With all the parades coming up, it’s going to be hard to find an peace and quiet between now and Ash Wednesday. News With A Twist reporter Deepak Saini found a way to get away from it all, in Lacombe.
It’s found in cultures all over the world; the Labyrinth is universal to all of humanity.
“Prehistorically, on every continent, labyrinths date back to before recorded history,” says Patricia Stout with the North Shore Unitarian Universalists.
During the crusades, the labyrinth gave worshippers a chance to take a symbolic pilgrimage to the Holy Land since it wasn’t safe to travel because of the war. Thousands of years later, it’s still used today.
“The labyrinth is a great meditation tool. In our really busy culture, a lot of people can’t sit still and meditate. But if they’re walking, if they’re moving, they can calm their mind and focus on each step and each breath,” says Stout.
The North Shore Unitarian Universalists have a labyrinth on their church grounds. It’s a tool they use in their faith which encourages people to seek their own spiritual path.
“It’s based in the idea that there are many paths up one mountain, universal love and salvation and we work together focusing on the freedom to search for truth in one community,” says Stout.
One by one, members of the congregation start their spiritual journey.
“Getting in touch with my heart rather than my head and that was what was on my mind,” says Jim Long.
“On the way in, you can focus on your intention for the walk.
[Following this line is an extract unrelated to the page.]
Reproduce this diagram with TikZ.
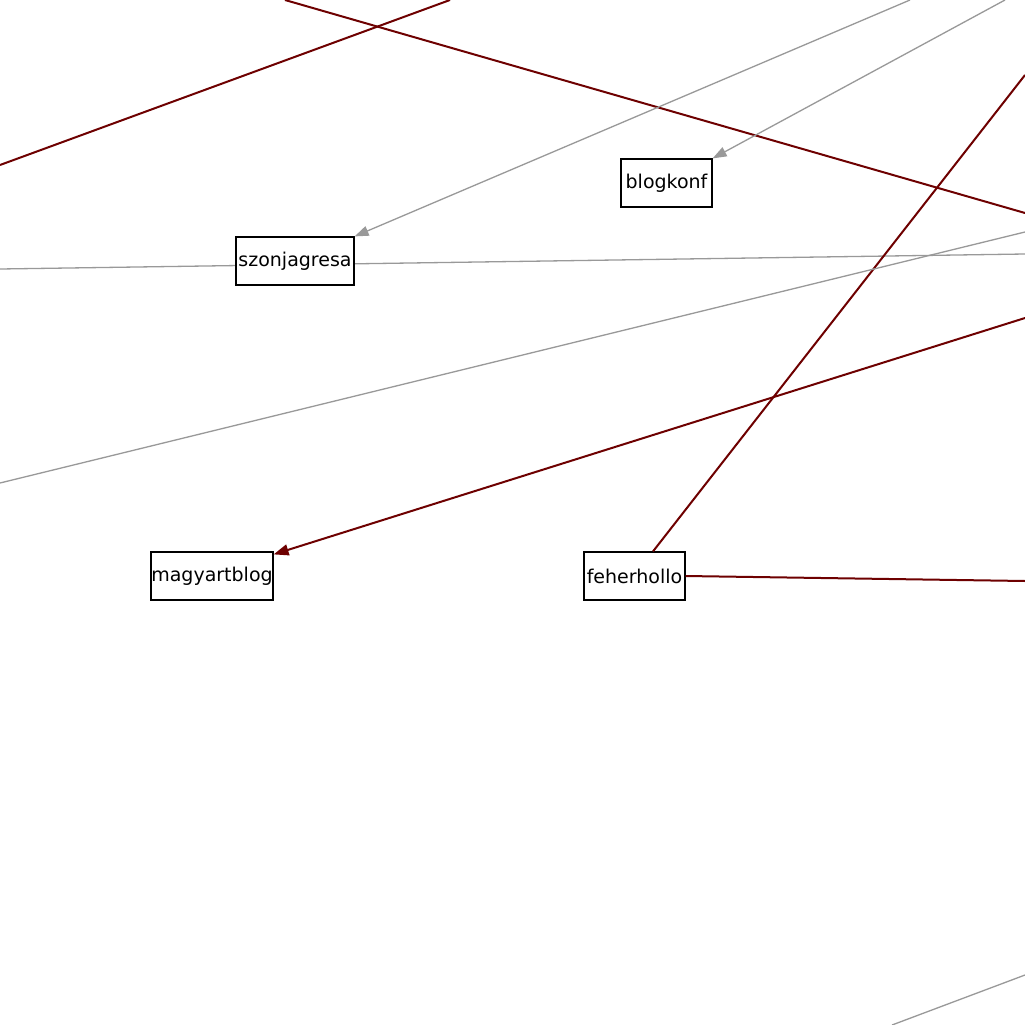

It can be grieving, it could be inspiration that you’re seeking, it could be letting go of the past year, a past chapter of your life,” says Stout.
Contrary to popular belief, a labyrinth is not a maze. It only has one path to the center and back out, but along the way, there are many twists and turns.
“So you focus on letting go on the way in and in the center, listening for guidance and inspiration. For people that pray, it’s a good time to pray,” says Stout.
There’s no right or wrong way to walk a labyrinth. Some people even give their journey major momentum.
“The intention was to walk securely towards the future, so I tried to play with my footsteps. You’re passing up your peers and is that ok and is it polite? There’s all that kind of stuff so it becomes the sea of humanity as you’re pushing yourself doing that,” says Carolyn Burns.
Sometimes the path gets crowded.
“There are traffic jams in life, so that’s part of what it is and how you approach that. How you solve that, whether you yield, or whether you stay there, or let the other person yield,” says Long.